Which entities are best-suited to deploy, operate and profit from ride-sharing services? Many more than might seem obvious, according to Alex Thibault, general manager, North America, for Vulog, provider of a white-label platform for shared mobility that’s being used by 17 global services.
The market is just too young, which means lots of opportunity to experiment and develop market share. The latest Vulog customer is MOL Group, the Hungarian oil and gas company, which launched a service with 300 Volkswagens called MOL-Limo in late January 2018. A few weeks before that, Vulog helped D’Ieteren, a large Volkswagen distributor, launch the Poppy service in Belgium
As these examples show, it’s not just automakers that are jumping into the space. Speaking to TU-Automotive, Thibault said: “Companies of all kinds are launching these new mobility services because it’s a massive market that will be worth $1.8Bn (£1.27Bn) in 2030.” He’s identified six sectors of business that could be involved in these launches, including not only carmakers and distributors but also car rental agencies, insurers, pureplay entrepreneurs and oil/energy producers but there could be even more.

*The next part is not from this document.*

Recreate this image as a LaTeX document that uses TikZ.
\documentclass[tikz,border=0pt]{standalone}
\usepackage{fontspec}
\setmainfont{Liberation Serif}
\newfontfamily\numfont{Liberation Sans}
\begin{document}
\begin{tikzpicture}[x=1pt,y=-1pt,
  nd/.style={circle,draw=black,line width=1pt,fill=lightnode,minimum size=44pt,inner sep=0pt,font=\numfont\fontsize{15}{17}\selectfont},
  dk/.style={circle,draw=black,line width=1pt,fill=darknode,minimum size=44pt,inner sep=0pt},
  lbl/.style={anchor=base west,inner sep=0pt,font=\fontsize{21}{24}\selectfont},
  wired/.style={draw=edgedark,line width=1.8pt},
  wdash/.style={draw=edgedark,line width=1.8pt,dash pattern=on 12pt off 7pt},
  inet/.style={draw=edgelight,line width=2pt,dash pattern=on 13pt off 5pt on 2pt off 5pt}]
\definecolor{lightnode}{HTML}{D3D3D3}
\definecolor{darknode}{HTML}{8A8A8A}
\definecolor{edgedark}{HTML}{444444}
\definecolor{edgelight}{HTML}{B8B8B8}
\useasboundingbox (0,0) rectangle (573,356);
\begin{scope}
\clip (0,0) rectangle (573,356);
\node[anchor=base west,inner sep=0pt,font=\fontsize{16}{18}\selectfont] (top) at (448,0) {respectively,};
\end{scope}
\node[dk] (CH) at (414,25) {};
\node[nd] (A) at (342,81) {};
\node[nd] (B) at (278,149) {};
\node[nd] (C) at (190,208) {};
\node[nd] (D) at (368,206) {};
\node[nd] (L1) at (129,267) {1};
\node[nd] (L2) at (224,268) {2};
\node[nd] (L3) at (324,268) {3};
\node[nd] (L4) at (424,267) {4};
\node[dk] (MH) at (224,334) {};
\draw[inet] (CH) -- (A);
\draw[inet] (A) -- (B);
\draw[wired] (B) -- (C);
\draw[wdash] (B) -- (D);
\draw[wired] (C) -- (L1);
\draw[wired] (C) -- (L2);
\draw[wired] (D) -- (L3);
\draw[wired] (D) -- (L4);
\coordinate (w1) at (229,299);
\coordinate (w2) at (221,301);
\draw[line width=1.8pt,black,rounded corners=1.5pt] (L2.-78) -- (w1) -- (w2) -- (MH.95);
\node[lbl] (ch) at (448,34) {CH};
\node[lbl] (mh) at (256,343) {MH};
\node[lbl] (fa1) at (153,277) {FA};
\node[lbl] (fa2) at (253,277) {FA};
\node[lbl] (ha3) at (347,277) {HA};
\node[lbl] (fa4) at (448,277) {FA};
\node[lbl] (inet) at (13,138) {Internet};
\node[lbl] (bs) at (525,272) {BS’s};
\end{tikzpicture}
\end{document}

Car rental agencies might be the best-positioned to launch shared mobility services, according to Thibault, because they have so much infrastructure in place: call centres, reservation systems, billing and maintenance. However, he said: “The synergies that others can get sometimes outweigh the benefit that car rental operators will generate from the competencies they already have. It’s difficult to say right now if anyone is leading the pack.”
For energy companies like MOL Group, the goal is to diversify its operations as consumer demand shifts from petrol-powered vehicles to EVs and from personal vehicle ownership to on-demand transportation. For carmakers and distributors, Thibault says: “They want to own the relationship with customers. Having 500 shared cars in a city is a fantastic marketing opportunity.”

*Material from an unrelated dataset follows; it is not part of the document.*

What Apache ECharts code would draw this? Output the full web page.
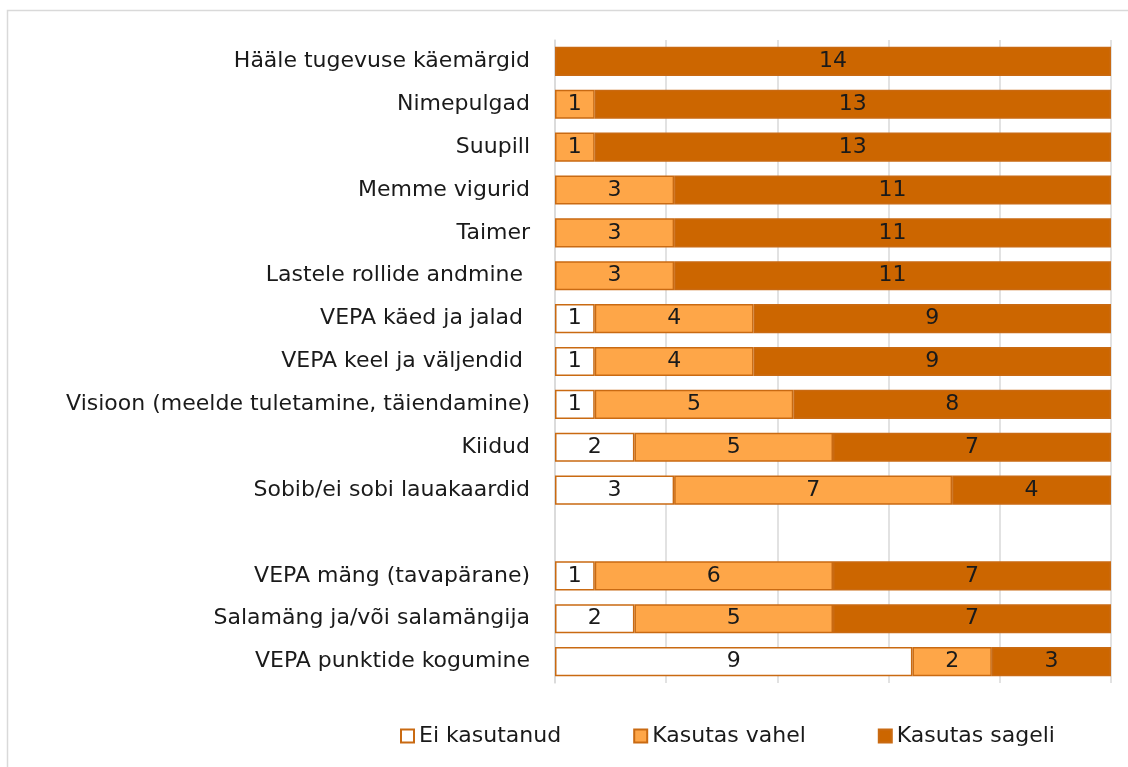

He identified three models for car-sharing services: round-trip, where cars must be returned to the location where they were picked up; free-floating, in which cars can be left in any legal parking space; and hybrid, where the same operator provides both free-floating and round-trip cars. The round-trip and free-floating models address different use cases; but he thinks that the free-floating model answers many more and therefore offers a larger addressable market. “You don’t necessarily know which type of service will succeed in a market,” he said. “Getting market position is important.” Therefore, providing both kinds of services give a better chance of success.
In terms of ease of operation and profitability, he also sees the most potential in a hybrid model, a single provider handling both free-floating and round-trip car services.
In a hybrid service, “the profitability scheme will be a bit more complex,” he said. “There are more tools that can be leveraged nowadays, and more tools coming onto the market, that make it so you’re increasing the likelihood of profitably in general.” Those include ways to optimise parking allocations, new insurance packages, being able to forecast demand and the ability to vary pricing.
Most ride-sharing services, no matter what the model, are local or regional, Thibault pointed out. “The operators that are probably going to come out on top are those that are agile enough to make this into more than a regional play,” he said. “Scaling with different partners around the world will be the key to this thing.”
He foresees a model similar to what the airlines do, aligning to provide continuous service while consolidating loyalty programmes. This would allow services to build network effects and build in switching costs. Today, he said, when an operator launches a new car-sharing service in a city, all the others benefit because more coverage means people are more likely to not need personal cars. Five to ten years from now, when the market is more saturated: “There will be a fight for market share.”
Autonomy will again change the market, Thibault said. “When autonomous vehicles come on line, all these models, including ride-hailing, will converge. The big difference in models will be, are you reserving in advance or instant booking?”
When asked how a company launching a car service now could prepare for the autonomous future, Thibault said that value-added features such as cars that drive themselves out of a parking stall to meet the user at the exit will give some operators a competitive advantage as the market gets closer to saturation. Thibault added that at this stage, everyone can win. If car sharing takes off: “people may travel more miles with different consumption patterns. It’s not a zero-sum game.”